## Set exercise
Show, in full, each line of the data that contains "this".

##### Records for the exercise #####

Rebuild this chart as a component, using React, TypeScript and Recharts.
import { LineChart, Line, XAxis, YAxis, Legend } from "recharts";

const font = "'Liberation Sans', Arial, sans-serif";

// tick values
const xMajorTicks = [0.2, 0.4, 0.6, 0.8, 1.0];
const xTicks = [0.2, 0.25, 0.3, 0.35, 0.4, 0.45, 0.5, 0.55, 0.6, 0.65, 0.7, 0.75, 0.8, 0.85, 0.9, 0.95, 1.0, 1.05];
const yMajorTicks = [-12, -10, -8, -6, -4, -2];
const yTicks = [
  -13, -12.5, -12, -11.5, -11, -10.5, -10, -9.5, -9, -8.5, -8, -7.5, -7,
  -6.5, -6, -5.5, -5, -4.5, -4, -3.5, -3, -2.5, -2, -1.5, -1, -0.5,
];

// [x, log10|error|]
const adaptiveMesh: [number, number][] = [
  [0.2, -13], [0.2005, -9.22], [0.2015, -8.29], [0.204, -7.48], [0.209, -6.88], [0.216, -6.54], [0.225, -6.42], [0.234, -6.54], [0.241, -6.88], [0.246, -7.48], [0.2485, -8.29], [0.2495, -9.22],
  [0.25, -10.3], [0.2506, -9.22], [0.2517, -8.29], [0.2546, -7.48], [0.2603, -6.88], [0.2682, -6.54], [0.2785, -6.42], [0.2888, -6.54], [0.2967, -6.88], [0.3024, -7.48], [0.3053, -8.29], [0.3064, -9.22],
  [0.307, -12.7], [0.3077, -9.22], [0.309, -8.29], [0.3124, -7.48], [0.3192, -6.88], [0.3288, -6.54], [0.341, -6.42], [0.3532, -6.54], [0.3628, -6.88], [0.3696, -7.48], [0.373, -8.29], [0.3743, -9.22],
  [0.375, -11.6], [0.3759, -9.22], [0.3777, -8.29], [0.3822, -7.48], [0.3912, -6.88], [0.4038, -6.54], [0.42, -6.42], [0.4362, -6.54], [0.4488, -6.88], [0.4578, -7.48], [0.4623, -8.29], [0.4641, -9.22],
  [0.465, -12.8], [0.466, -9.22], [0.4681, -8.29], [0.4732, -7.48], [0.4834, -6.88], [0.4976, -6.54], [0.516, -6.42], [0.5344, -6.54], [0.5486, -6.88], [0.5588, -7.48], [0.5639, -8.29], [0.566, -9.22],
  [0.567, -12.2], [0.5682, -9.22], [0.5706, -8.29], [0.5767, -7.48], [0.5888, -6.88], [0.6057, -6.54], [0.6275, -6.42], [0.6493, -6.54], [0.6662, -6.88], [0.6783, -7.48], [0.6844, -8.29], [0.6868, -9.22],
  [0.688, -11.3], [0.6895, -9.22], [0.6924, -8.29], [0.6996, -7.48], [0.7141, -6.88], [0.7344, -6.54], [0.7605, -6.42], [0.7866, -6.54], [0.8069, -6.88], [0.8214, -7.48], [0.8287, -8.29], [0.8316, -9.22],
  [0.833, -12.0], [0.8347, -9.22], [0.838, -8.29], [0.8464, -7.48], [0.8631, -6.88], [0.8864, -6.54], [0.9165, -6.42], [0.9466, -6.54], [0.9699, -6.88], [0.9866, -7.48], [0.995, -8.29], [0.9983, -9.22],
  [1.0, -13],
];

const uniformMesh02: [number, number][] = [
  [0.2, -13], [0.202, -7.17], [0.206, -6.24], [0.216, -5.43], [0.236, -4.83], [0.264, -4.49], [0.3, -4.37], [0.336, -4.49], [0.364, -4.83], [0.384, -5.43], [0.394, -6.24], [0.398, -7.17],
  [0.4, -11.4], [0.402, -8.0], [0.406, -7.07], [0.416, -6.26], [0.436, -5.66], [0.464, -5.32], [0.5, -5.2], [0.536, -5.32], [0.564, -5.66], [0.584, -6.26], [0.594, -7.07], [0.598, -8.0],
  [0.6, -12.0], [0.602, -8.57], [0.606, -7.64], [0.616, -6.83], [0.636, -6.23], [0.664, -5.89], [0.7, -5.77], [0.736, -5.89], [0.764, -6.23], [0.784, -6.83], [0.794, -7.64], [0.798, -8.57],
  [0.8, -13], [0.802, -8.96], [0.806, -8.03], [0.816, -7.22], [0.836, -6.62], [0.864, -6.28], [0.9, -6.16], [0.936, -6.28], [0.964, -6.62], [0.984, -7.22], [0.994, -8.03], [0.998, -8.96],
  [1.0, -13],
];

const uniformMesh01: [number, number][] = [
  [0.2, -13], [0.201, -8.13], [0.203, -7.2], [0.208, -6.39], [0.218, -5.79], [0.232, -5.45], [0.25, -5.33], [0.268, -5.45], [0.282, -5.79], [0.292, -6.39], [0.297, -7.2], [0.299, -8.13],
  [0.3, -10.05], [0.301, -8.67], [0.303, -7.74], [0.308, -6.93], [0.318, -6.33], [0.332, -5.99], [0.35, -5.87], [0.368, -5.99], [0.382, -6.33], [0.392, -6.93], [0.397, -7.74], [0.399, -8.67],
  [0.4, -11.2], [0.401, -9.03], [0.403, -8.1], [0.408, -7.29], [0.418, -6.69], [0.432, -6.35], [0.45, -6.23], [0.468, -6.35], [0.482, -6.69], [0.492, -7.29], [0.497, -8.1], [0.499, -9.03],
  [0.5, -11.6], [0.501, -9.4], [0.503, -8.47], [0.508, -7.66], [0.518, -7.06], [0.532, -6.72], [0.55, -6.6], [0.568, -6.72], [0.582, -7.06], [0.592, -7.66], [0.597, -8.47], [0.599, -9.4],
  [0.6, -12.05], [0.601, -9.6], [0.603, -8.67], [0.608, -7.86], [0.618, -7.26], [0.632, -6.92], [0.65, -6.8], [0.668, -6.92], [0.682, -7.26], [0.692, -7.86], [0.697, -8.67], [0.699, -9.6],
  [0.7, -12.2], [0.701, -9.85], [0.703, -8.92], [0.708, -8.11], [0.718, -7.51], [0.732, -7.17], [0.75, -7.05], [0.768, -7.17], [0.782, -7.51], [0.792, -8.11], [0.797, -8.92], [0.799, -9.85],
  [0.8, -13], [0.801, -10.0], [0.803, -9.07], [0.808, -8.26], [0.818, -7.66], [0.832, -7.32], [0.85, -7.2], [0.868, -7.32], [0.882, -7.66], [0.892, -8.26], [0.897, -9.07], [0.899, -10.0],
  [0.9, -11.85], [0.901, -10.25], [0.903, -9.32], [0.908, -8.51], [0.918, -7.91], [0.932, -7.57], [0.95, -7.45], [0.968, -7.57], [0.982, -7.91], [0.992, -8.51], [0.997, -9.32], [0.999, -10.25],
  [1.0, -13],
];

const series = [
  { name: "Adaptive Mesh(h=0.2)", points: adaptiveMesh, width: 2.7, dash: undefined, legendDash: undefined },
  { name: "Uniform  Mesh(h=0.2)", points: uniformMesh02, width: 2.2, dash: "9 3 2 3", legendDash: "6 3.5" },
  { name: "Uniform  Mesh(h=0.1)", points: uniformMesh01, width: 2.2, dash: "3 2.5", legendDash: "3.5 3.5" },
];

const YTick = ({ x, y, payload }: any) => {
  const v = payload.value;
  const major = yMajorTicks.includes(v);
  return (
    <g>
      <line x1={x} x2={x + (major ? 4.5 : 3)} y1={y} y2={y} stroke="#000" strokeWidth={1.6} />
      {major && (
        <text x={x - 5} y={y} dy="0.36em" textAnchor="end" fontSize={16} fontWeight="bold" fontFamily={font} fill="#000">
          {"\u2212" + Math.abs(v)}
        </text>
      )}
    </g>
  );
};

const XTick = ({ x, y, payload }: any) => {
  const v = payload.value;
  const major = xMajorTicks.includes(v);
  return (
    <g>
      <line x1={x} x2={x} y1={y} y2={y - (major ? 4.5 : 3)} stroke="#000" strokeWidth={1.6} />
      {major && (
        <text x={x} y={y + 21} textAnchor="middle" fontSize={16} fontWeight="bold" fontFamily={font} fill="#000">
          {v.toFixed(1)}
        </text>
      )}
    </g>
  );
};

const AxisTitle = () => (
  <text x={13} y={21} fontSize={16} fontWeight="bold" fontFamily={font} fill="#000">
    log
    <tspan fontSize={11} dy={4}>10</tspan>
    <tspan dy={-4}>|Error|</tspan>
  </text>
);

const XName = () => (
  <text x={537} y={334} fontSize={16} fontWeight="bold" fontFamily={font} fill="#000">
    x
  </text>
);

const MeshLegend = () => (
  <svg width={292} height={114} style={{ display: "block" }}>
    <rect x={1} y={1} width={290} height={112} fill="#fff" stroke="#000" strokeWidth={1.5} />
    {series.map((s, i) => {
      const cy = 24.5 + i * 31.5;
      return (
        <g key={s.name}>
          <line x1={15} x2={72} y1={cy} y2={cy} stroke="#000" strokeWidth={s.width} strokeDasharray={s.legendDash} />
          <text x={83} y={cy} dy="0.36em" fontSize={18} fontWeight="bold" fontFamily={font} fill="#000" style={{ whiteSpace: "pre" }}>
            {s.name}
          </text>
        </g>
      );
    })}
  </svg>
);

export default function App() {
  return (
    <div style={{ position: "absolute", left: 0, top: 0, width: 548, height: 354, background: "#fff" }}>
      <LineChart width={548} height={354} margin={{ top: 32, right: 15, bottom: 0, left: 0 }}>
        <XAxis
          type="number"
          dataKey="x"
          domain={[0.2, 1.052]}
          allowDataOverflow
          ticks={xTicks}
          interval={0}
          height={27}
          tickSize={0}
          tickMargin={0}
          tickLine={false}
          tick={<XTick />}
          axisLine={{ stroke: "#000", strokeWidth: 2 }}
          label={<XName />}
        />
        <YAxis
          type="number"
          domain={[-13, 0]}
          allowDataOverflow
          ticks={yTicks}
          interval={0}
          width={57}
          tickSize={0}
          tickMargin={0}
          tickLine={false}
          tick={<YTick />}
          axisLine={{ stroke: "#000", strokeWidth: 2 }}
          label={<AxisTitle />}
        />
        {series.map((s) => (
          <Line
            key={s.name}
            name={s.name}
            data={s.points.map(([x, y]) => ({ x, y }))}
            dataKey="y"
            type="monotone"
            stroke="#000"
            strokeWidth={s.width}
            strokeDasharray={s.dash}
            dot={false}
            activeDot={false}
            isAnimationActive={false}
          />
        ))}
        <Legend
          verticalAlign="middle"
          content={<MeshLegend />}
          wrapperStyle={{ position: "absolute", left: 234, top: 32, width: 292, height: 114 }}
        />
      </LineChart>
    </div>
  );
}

#####
##### Records for the exercise #####

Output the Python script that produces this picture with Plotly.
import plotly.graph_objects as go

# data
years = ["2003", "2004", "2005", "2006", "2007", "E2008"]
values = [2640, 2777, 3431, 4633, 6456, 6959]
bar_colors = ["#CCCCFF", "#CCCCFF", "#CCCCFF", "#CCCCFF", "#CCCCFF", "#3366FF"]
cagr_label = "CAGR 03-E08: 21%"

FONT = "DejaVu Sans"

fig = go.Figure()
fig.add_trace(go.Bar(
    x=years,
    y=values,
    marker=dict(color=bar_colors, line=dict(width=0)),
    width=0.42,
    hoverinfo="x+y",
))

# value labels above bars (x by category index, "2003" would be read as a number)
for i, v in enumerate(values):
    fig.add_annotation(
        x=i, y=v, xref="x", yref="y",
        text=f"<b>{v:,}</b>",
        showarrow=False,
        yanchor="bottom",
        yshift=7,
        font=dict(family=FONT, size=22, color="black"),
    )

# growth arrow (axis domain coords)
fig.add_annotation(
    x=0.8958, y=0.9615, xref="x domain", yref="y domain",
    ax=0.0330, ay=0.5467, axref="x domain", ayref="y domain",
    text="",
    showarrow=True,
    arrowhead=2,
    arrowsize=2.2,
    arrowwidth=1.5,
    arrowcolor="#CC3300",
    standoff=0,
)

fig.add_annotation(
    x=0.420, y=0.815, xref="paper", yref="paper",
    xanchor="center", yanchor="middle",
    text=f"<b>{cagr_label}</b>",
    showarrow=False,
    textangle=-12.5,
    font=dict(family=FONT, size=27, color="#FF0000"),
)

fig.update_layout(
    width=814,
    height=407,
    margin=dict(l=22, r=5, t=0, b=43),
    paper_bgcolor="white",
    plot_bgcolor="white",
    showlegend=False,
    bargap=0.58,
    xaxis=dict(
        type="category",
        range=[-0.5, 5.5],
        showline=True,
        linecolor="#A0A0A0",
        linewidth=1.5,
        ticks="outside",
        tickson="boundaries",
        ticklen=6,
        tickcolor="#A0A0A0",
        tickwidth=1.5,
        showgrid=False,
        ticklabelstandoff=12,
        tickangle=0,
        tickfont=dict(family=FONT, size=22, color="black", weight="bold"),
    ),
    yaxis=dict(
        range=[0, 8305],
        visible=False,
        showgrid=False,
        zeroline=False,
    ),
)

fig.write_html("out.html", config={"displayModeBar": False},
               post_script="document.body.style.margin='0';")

#####
##### Records for the exercise #####

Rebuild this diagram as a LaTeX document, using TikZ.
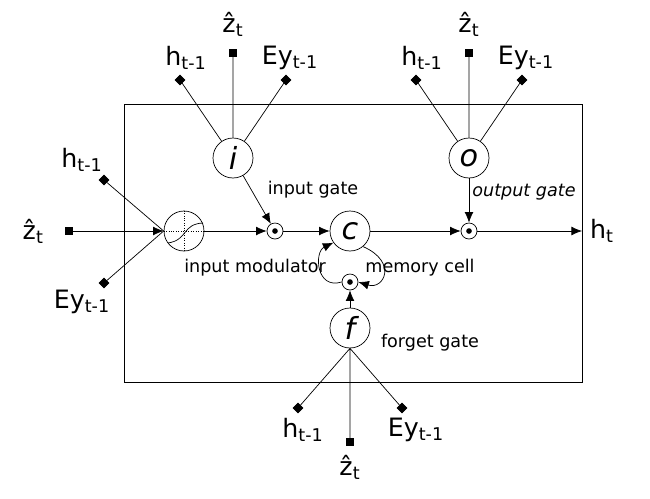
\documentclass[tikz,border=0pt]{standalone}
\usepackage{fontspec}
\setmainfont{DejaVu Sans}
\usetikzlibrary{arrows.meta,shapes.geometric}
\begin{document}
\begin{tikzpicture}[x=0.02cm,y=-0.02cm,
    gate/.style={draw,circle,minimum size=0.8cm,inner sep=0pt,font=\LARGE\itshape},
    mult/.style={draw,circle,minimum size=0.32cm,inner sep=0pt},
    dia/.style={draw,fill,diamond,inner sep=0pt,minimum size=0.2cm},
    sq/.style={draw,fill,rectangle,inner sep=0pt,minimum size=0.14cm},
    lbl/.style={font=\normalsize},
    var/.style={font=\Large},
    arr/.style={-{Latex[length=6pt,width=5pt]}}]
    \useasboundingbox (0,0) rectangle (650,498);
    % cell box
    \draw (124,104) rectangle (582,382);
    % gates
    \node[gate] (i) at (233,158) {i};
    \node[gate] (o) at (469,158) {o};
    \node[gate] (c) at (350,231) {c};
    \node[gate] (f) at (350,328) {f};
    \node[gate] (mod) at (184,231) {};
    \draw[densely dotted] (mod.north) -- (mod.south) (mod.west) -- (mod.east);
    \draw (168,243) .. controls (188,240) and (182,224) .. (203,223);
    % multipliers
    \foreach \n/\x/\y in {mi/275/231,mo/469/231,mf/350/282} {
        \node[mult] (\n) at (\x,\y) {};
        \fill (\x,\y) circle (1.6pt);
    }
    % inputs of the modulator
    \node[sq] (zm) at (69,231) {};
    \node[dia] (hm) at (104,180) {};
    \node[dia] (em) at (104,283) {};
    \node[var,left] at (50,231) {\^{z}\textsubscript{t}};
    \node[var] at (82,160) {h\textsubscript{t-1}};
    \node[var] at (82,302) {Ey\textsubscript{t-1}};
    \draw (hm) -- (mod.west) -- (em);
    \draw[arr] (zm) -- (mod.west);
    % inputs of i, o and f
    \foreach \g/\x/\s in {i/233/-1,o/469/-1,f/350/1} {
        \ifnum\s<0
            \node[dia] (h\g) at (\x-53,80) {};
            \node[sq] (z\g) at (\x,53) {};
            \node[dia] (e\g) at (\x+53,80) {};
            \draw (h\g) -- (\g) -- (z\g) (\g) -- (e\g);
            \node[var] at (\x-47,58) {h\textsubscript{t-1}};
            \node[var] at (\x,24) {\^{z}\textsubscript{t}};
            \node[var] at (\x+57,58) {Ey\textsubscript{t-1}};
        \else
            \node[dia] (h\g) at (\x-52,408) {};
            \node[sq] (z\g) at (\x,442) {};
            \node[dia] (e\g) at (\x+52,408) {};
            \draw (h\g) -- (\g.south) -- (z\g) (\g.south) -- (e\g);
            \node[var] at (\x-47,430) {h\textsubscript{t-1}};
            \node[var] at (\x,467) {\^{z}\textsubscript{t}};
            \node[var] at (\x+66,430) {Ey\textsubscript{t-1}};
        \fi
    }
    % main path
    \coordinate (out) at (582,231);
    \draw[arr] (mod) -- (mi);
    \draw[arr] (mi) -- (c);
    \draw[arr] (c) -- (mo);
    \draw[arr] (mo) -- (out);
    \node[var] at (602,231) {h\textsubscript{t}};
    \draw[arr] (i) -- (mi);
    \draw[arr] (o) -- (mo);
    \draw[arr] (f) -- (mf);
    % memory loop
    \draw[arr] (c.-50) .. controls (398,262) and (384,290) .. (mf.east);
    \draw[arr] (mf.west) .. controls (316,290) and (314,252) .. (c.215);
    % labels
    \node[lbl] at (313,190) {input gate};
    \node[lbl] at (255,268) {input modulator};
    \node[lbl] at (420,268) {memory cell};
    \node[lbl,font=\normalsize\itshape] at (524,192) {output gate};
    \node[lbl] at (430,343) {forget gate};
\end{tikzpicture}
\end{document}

#####

## Reply
Rebuild this chart as a component, using React, TypeScript and Recharts.
Output the Python script that produces this picture with Plotly.
Rebuild this diagram as a LaTeX document, using TikZ.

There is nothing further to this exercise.